Bruxelles – Risposta rapida, ma aiuti non abbastanza mirati. Secondo la Corte dei Conti europea le misure messe in campo dall’UE a sostegno degli agricoltori durante la crisi che ha colpito il mercato del latte tra 2014 e 2016, che ha fatto seguito al divieto di importazione imposto dalla Russia sui prodotti lattiero-caseari è stata rapida ma poteva essere più efficiente. “Non sono stati valutati a sufficienza i bisogni effettivi dei produttori né erano sufficientemente mirati gli aiuti concessi”, scrivono i revisori di Lussemburgo nell’ultima relazione sul “Sostegno eccezionale ai produttori di latte dell’UE nel periodo 2014-2016”, pubblicata oggi (24 giugno).E ora deve fare tesoro dell’esperienza maturata con la perturbazione del mercato degli anni 2014-2016 per migliorare la gestione di potenziali crisi future nel settore lattiero. Quelle che potrebbero arrivare da crisi come quella del COVID.
La produzione di latte vaccino è uno dei principali settori agricoli dell’UE (59,3 miliardi di euro nel 2019), rappresenta attualmente circa il 14 per cento della produzione agricola, con Germania, Francia, Regno Unito, Paesi Bassi, Polonia, Italia e Irlanda che sono i principali produttori. Ad agosto 2014, Mosca ha vietato l’importazione di prodotti lattiero-caseari provenienti dagli Stati membri in risposta alle sanzioni UE per la crisi ucraina – per l’annessione della Crimea – in un momento in cui stavano rallentando anche le esportazioni UE verso la Cina. Tutti questi fattori hanno determinato uno “squilibrio fra domanda e offerta nell’intero comparto, che è durato fino a metà del 2016”, ha ricordato la Corte.
La politica agricola comune (PAC) ha degli strumenti per attenuare gli effetti di questi squilibri, fra cui pagamenti diretti per stabilizzare il reddito degli agricoltori, misure di intervento sul mercato note come la “rete di sicurezza” per sostenere i prezzi assorbendo temporaneamente la produzione eccedente, nonché misure eccezionali per contrastare le perturbazioni del mercato. “La produzione di latte rappresenta una parte significativa del settore agricolo dell’UE e la Commissione europea, di concerto con gli Stati membri, si è indubbiamente adoperata per sostenere il reddito degli agricoltori durante le perturbazioni del mercato del periodo 2014-2016”, spiega Nikolaos Milionis, il Membro della Corte dei conti europea responsabile della relazione. “Ma in futuro deve essere più preparata a rispondere con maggiore efficienza alle potenziali crisi del settore”.

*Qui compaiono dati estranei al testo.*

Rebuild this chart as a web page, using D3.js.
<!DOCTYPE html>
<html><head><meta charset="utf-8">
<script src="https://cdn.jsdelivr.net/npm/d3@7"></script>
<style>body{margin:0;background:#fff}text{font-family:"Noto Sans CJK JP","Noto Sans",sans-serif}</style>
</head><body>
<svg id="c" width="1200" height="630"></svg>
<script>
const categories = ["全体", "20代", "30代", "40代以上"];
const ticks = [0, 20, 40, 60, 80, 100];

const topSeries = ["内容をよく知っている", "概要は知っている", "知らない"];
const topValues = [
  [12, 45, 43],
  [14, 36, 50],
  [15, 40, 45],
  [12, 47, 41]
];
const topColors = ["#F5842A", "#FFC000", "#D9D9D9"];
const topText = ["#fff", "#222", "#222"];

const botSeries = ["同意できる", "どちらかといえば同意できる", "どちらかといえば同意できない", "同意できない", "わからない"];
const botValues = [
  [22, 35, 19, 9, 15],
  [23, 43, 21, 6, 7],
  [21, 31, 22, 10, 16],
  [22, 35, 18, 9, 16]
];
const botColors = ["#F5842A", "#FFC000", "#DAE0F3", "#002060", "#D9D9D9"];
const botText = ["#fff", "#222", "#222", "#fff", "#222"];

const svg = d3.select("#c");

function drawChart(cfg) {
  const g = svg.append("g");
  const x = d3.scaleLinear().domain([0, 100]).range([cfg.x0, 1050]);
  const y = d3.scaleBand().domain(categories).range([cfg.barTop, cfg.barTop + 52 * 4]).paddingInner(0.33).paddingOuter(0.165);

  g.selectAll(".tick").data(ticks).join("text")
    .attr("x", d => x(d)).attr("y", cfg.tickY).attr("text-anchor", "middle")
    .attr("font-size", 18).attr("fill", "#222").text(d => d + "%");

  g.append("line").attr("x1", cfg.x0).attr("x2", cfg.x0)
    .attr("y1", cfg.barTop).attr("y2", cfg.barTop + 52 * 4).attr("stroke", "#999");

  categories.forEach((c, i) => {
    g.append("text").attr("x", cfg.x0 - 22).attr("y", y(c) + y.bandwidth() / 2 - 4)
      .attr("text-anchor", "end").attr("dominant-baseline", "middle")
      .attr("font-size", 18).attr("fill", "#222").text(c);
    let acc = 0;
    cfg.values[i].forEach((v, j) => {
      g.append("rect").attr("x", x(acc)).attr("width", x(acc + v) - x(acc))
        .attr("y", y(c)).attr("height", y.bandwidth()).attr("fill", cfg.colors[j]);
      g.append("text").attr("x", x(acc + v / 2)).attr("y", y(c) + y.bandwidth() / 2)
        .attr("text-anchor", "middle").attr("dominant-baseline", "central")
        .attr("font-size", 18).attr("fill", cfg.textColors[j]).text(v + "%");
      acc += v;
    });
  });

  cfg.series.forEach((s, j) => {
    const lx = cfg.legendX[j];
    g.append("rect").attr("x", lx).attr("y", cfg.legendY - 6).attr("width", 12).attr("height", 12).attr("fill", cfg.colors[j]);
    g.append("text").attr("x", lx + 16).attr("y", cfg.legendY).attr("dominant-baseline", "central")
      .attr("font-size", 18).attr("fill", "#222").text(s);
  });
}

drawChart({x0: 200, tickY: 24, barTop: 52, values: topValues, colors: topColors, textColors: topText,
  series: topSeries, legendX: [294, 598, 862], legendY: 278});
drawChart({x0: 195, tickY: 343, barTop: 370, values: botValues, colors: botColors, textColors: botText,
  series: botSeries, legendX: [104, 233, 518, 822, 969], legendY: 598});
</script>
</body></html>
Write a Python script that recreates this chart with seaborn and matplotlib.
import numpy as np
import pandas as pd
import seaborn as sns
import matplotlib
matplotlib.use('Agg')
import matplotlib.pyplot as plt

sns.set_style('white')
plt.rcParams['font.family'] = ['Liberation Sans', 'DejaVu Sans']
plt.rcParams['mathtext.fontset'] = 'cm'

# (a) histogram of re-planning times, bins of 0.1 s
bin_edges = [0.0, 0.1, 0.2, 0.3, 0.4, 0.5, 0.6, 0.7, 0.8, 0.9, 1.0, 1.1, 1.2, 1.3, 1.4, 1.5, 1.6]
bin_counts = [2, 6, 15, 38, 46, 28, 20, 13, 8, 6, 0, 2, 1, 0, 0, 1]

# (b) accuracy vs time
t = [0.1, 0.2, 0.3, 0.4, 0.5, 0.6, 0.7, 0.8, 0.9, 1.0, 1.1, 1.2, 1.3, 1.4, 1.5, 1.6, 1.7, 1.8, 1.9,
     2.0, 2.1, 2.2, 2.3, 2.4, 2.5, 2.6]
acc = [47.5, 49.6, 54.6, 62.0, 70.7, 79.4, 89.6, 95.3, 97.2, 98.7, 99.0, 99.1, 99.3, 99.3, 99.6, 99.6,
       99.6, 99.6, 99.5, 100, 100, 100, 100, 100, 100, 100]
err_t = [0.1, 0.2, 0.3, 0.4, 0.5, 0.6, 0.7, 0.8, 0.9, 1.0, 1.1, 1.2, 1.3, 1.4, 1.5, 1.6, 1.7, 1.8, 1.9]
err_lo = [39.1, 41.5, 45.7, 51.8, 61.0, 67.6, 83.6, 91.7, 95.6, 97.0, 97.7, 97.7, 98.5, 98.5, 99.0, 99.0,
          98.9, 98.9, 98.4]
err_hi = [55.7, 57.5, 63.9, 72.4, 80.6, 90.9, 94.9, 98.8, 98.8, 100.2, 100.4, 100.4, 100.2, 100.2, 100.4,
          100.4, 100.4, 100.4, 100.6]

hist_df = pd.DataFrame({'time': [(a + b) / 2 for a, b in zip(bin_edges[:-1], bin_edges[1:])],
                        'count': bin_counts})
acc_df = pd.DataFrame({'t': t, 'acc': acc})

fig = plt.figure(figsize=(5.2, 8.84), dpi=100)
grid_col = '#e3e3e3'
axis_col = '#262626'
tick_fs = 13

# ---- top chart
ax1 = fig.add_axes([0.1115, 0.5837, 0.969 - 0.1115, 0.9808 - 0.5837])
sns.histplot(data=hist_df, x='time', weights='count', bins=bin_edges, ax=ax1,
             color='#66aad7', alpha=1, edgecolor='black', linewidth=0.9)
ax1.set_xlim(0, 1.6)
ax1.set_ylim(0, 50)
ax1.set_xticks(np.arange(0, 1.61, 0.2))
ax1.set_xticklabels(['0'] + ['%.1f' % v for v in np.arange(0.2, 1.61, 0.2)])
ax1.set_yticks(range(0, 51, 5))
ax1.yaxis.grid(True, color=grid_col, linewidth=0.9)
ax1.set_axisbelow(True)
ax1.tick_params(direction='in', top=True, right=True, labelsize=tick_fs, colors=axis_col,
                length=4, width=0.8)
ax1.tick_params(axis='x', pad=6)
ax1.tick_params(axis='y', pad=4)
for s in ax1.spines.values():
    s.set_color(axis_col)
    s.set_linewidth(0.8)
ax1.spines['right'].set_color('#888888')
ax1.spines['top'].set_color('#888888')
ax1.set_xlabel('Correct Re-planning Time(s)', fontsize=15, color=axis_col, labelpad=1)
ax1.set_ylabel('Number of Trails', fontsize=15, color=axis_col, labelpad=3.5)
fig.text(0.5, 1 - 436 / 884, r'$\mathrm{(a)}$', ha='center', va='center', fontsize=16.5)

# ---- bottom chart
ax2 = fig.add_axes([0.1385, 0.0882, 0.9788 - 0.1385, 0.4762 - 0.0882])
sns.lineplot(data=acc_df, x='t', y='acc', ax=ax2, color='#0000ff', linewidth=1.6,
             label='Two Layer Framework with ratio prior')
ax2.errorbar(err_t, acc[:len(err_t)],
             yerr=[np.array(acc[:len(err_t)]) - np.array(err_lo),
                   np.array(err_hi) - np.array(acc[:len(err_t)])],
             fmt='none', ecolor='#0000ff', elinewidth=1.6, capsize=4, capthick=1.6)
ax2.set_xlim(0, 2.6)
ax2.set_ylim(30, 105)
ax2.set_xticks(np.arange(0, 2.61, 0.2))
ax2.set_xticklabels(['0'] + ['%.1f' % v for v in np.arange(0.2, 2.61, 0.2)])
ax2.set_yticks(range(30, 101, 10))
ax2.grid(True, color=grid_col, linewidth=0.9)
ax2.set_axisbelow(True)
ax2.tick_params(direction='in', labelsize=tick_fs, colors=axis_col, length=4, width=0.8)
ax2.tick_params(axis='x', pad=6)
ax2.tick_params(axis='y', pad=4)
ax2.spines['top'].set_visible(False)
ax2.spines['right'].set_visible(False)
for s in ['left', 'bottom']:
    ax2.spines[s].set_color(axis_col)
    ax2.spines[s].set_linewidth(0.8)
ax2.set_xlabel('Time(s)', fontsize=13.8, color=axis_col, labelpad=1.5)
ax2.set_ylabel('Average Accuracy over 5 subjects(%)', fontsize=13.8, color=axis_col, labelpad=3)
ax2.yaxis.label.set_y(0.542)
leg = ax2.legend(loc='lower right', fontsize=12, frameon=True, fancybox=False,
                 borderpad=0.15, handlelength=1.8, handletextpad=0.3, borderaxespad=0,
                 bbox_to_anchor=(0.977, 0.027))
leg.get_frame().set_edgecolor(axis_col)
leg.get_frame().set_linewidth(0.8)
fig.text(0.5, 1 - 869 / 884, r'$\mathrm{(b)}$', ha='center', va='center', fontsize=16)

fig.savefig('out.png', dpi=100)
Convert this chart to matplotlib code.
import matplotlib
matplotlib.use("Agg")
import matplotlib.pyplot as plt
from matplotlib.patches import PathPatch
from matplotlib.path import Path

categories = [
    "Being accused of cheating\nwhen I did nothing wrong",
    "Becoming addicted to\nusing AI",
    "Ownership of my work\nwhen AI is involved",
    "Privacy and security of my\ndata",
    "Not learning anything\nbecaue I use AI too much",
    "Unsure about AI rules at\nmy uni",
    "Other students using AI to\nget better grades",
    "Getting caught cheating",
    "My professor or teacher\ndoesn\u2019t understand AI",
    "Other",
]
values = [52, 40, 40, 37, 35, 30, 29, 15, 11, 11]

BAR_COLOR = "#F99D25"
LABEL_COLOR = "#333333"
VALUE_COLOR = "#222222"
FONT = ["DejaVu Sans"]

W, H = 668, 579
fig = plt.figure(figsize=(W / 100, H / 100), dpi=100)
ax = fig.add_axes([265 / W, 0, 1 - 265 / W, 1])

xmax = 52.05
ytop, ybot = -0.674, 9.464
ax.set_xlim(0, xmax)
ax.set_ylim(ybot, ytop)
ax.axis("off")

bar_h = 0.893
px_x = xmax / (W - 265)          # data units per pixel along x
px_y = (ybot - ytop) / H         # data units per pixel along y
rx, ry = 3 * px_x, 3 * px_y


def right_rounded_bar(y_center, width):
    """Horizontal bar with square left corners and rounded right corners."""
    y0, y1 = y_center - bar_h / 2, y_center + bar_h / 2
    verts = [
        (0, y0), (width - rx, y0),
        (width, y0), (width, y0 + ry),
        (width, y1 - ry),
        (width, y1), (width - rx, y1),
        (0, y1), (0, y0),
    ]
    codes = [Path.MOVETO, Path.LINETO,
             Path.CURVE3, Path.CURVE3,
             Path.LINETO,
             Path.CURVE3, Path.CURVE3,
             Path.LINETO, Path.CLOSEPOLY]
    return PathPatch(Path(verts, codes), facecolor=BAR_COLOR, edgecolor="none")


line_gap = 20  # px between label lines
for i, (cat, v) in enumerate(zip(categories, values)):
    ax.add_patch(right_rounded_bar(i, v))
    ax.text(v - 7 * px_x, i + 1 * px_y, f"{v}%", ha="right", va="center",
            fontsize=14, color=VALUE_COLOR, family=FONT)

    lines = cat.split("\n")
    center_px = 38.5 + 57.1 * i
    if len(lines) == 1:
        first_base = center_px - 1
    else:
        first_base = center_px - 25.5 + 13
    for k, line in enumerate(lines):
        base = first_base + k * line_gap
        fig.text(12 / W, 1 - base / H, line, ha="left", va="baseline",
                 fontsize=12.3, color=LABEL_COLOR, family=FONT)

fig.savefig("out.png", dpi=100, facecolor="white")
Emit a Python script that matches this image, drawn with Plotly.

Dopo aver stimato il volume delle mancate esportazioni di burro, formaggio e altri prodotti lattiero-caseari, ha erogato (già entro la fine del 2014) un primo pacchetto di sostegno finanziario eccezionale per gli agricoltori dei paesi baltici e della Finlandia, ossia gli Stati più colpiti. Ma poi ha impiegato più tempo a reagire alla crisi e solo nel 2016 sono stati mobilitati circa 390 milioni di euro di fondi UE a beneficio dei produttori di tutta l’Unione in cambio di una riduzione volontaria della produzione. “Tuttavia – sottolinea la Corte – in risposta a prezzi al minimo storico, molti agricoltori avevano già ridotto la produzione prima che queste misure di aiuto fossero attuate”.
Per essere preparata a crisi future – scrive la Corte – “come quella che potrebbe essere provocata dalla pandemia, la Commissione ha cercato di far tesoro degli insegnamenti tratti. In particolare, per la PAC 2021-2027, la Commissione ha proposto di rafforzare il ruolo e l’impatto potenziale della riserva per le crisi rendendone l’uso più flessibile. Tuttavia, non ha valutato adeguatamente gli effetti delle disposizioni adottate dagli Stati membri, benché questo possa aiutare considerevolmente a rafforzare la preparazione in caso di future perturbazioni del mercato”, conclude.